As recovery continues, experts say the outage underscored concerns that many organizations are not well prepared to implement contingency plans when a single point of failure such as an IT system, or a piece of software within it, goes down. But these outages will happen again, experts say, until more contingencies are built into networks and organizations introduce better back-ups.
This is why "they are the biggest" isn't a good reason to pick a vendor. If all these companies had been using different providers or even different OS, it wouldn't have hit so many systems simultaneously. This is a result of too much consolidation at all levels and one issue with the Microsoft OS monopoly.
The issue, in this case, is more about Crowdstrike's broad usage than Microsoft's. The update that crippled everything was to the Crowdstrike Falcon Sensor software, not to the OS.

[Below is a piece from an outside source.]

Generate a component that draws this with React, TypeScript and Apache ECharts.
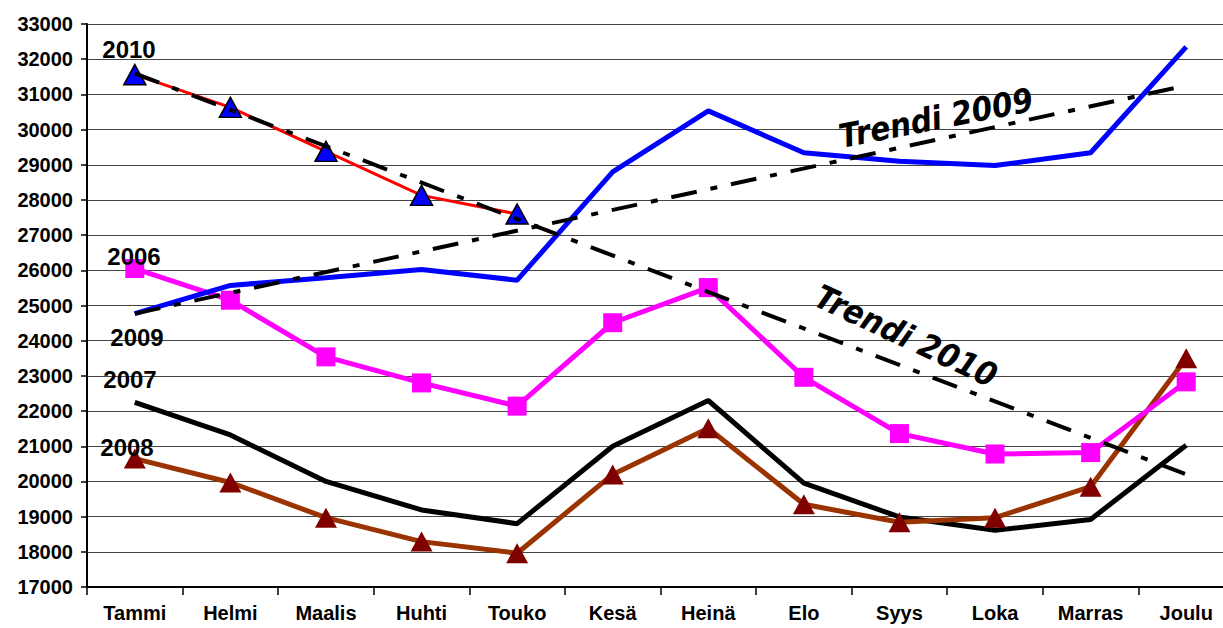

Funnily enough, they had a similar issue with an update to the Linux version of the software a few months ago, that didn't have these broad-reaching consequences largely due to the smaller Linux user base. Which means this is starting to look like a pattern, and there are going to need to be some serious process changes at Crowdstrike to prevent things like this in the future.
The real surprise to me is not the software, company or OS issues, but rather so many companies just blindly pushing untested updates to their prod environments, this was and will continue to be a risk associated with anything they do trust so implicitly. Feels like the security folks just totally failed Dev 101.
I know in at least some of the BSOD cases that it was an automatic update that wasn't possible to delay. An acquaintance of mine told me that they have previously complained to their IT support about the disruption of auto-updates at inopportune times, but IT said it's out of their hands for security updates because of regulatory requirements.